Closure Operator from Closed Sets

From ProofWiki
Jump to navigation Jump to search

Theorem

Let $S$ be a set.

Let $\CC$ be a set of subsets of $S$.

Let $\CC$ be closed under arbitrary intersections:

$\forall \KK \in \powerset \CC: \bigcap \KK \in \CC$

where $\bigcap \O$ is taken to be $S$.


Define $\cl: \powerset S \to \CC$ by letting:

$\map \cl T = \bigcap \set {C \in \CC: T \subseteq C}$


Then $\cl$ is a closure operator whose closed sets are the elements of $\CC$.


Proof

First we will show that $\cl$ is a closure operator.


Inflationary

Let $T \subseteq S$.

By Set Intersection Preserves Subsets/General Result/Corollary, $T \subseteq \map \cl T$.

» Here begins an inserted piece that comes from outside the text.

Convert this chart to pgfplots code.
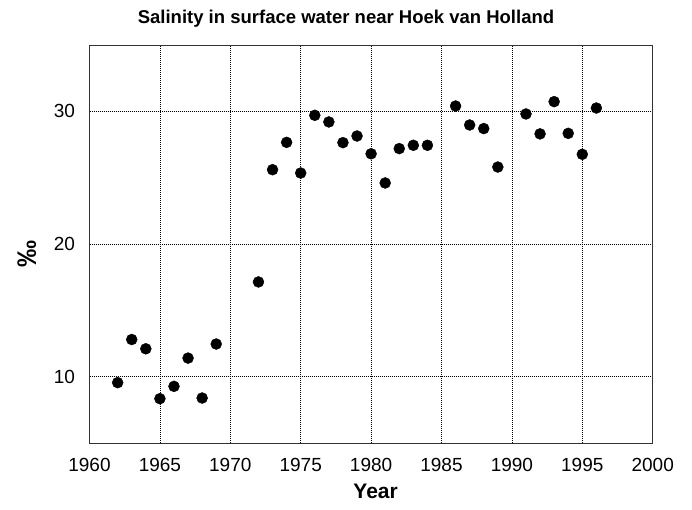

Since this holds for all such $T$, $\cl$ is inflationary.

$\Box$


Increasing

Let $T \subseteq U \subseteq S$.

Let $\TT$ and $\UU$ be the sets of elements of $\CC$ containing $T$ and $U$, respectively.

Since Subset Relation is Transitive, every set containing $U$ contains $T$, so $\UU \subseteq \TT$.

By Intersection is Decreasing, $\bigcap \TT \subseteq \bigcap \UU$.

Thus $\map \cl T \subseteq \map \cl U$.

$\Box$


Idempotent

Let $T \subseteq S$.

By the premise, the intersection of a subset of $\CC$ is in $\CC$.

Thus in particular $\map \cl T \in \CC$.

Therefore:

$\map \cl {\map \cl T} \subseteq \map \cl T$

Since $\cl$ is inflationary:

$\map \cl T \subseteq \map \cl {\map \cl T}$

By definition of set equality:

$\map \cl {\map \cl T} = \map \cl T$

Since this holds for all $T \subseteq S$, $\cl$ is idempotent.

$\Box$


Finally, we need to show that the elements of $\CC$ are the closed sets with respect to $\cl$.

If $C \in \CC$, then since $\cl$ is inflationary:

$C \subseteq \map \cl C$

But since $C \subseteq C$, $\map \cl C \subseteq C$.

Thus by definition of set equality:

$\map \cl C = C$

so $C$ is closed with respect to $\cl$.


Suppose instead that $C$ is closed with respect to $\cl$.

Then $\map \cl C = C$.

Since $\CC$ is closed under intersections, $C \in \CC$.

$\blacksquare$